Summary
- CPI kept the rates view tight, with DXY near 99.9 and the US 10-year above 4.5%.
- Base metals stayed fragile after last week’s sell-off, with copper holding up best.
- Gold and silver remained under pressure, with no softer FX or rates support yet.
Macro
US equities moved lower as May CPI reinforced the view that inflation is easing only slowly and remains heavily influenced by energy, leaving markets cautious ahead of next week’s Fed meeting. Headline CPI rose 0.5% month on month and 4.2% year on year, while core CPI rose 0.2% on the month and 2.9% on the year, which suggests underlying price pressures have not re-accelerated sharply but are still not soft enough to shift the policy narrative in a more dovish direction.
The dollar fluctuated after the release but continued to hold firm around 99.9 on DXY, while the US 10-year yield remained above 4.5%, signalling that markets are still pricing a restrictive rates environment after last week’s stronger payrolls report.
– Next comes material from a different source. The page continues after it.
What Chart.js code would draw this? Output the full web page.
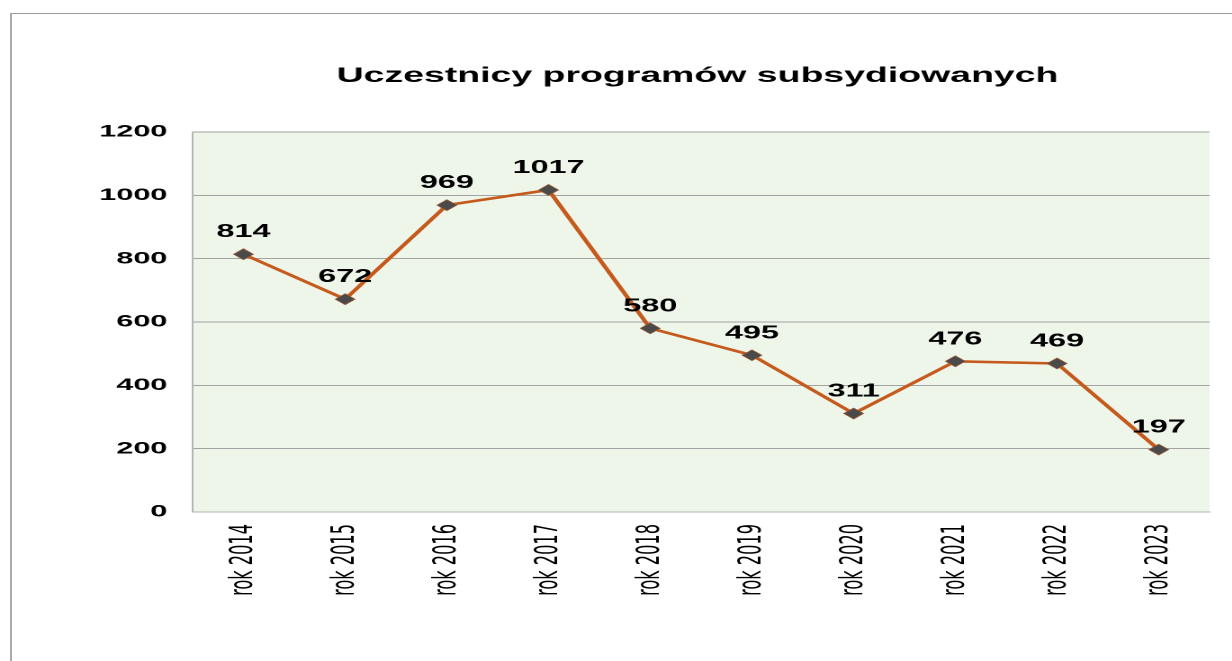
<!DOCTYPE html>
<html>
<head>
<meta charset="utf-8">
<script src="https://cdn.jsdelivr.net/npm/chart.js@4.4.0/dist/chart.umd.min.js"></script>
<style>
  html, body { margin: 0; padding: 0; background: #fff; overflow: hidden; }
  #ramka { position: absolute; left: 10px; top: 13px; width: 1400px; height: 800px;
           border-top: 1px solid #9a9a9a; border-left: 2px solid #ababab; }
  /* oryginał jest rozciągnięty w poziomie, więc rysujemy węziej i rozciągamy */
  #skala { position: absolute; left: 0; top: 0; width: 684px; height: 661px;
           transform: scaleX(1.8); transform-origin: 0 0; }
</style>
</head>
<body>
<div id="ramka"></div>
<div id="skala"><canvas id="wykres" width="684" height="661"></canvas></div>
<script>
// === Dane ===
const lata = ["rok 2014", "rok 2015", "rok 2016", "rok 2017", "rok 2018",
              "rok 2019", "rok 2020", "rok 2021", "rok 2022", "rok 2023"];
const uczestnicy = [814, 672, 969, 1017, 580, 495, 311, 476, 469, 197];
const osY = { min: 0, max: 1200, krok: 200 };
const tytul = "Uczestnicy programów subsydiowanych";

const FONT = "'Liberation Sans', Arial, sans-serif";
const FONT_WASKI = "'Liberation Sans Narrow', 'Arial Narrow', 'DejaVu Sans Condensed', sans-serif";

// === Pluginy ===
const tloWykresu = {
    id: 'tloWykresu',
    beforeDraw(chart) {
        const { ctx, chartArea: a } = chart;
        ctx.save();
        ctx.fillStyle = '#eef6ea';
        ctx.fillRect(a.left, a.top, a.right - a.left, a.bottom - a.top);
        ctx.restore();
    }
};

const tytulWykresu = {
    id: 'tytulWykresu',
    afterDraw(chart) {
        const { ctx, chartArea: a } = chart;
        ctx.save();
        ctx.font = "bold 20.8px " + FONT;
        ctx.fillStyle = '#000';
        ctx.textAlign = 'center';
        ctx.textBaseline = 'alphabetic';
        ctx.fillText(tytul, (a.left + a.right) / 2 - 2, 82);
        ctx.restore();
    }
};

const etykiety = {
    id: 'etykiety',
    afterDatasetsDraw(chart) {
        const { ctx } = chart;
        const meta = chart.getDatasetMeta(0);
        ctx.save();
        ctx.font = "bold 18px " + FONT;
        ctx.fillStyle = '#000';
        ctx.textAlign = 'center';
        ctx.textBaseline = 'alphabetic';
        meta.data.forEach((p, i) => {
            ctx.fillText(String(uczestnicy[i]), p.x, p.y - 17);
        });
        ctx.restore();
    }
};

// === Wykres ===
new Chart(document.getElementById('wykres').getContext('2d'), {
    type: 'line',
    data: {
        labels: lata,
        datasets: [{
            data: uczestnicy,
            borderColor: '#c55a1c',
            borderWidth: 2.6,
            pointStyle: 'rectRot',
            pointRadius: 5.5,
            pointBackgroundColor: '#4a4a4a',
            pointBorderColor: '#9a5a34',
            pointBorderWidth: 0.6,
            tension: 0,
            fill: false
        }]
    },
    options: {
        responsive: false,
        devicePixelRatio: 2,
        animation: false,
        layout: { padding: { top: 132, right: 12, bottom: 0, left: 0 } },
        plugins: {
            legend: { display: false },
            title: { display: false },
            tooltip: { enabled: false }
        },
        scales: {
            x: {
                offset: true,
                grid: { display: false, drawTicks: false },
                border: { display: true, color: '#b4b4b4', width: 1 },
                ticks: {
                    color: '#000',
                    minRotation: 90,
                    maxRotation: 90,
                    padding: 12,
                    font: { family: FONT_WASKI, size: 18 }
                },
                afterFit(s) { s.height = 149; }
            },
            y: {
                min: osY.min,
                max: osY.max,
                grid: { color: '#a3a3a3', lineWidth: 1, drawTicks: false },
                border: { display: true, color: '#b4b4b4', width: 1 },
                ticks: {
                    stepSize: osY.krok,
                    color: '#000',
                    padding: 14,
                    font: { family: FONT, size: 17, weight: 'bold' },
                    callback: (v) => String(v)
                },
                afterFit(s) { s.width = 107; }
            }
        }
    },
    plugins: [tloWykresu, tytulWykresu, etykiety]
});
</script>
</body>
</html>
That combination continues to limit appetite for adding risk, particularly with rate-sensitive equities already under pressure.
Oil stayed in the low 90s, with Brent around $92.8/bbl and WTI around $89.9/bbl, which points to some partial unwinding of the geopolitical premium but not enough to materially ease the inflation outlook.
Base Metals
Base metals were broadly weaker, with the complex still feeling the effects of last week’s sharp fall.
Copper held up better than the rest, but even there the rebound attempts kept failing, with LME copper last around $13,531/t and still unable to re-establish itself above the mid-$13,600s. Aluminium looked much weaker, falling to around $3,473/t and extending the steady slide seen since the highs above $3,700/t last week.
Nickel remained one of the weakest contracts on the screen, dropping to around $17,720/t after another sharp leg lower, while zinc fell back to around $3,497/t and gave up the tightness-driven strength seen earlier in the week.
Lead also continued to grind lower towards $1,966/t, which adds to the impression that the broader complex is still in liquidation mode.
Precious Metals
Precious metals weakened again as sticky headline inflation, a firm dollar and US Treasury yields kept pressure on the complex. Gold fell steadily through the session to around $4,123/oz, breaking below the $4,200 area, while silver remained under pressure near $64.7/oz after another failed rebound. The broader move still looks like a continuation of last week’s payrolls-driven washout, with neither metal yet showing enough stability to suggest a more durable recovery.
For now, gold needs to stabilise back above $4,200/oz to stop the pressure from building further, while silver still looks like the more fragile leg and remains exposed to another push lower if the dollar stays firm and yields refuse to ease.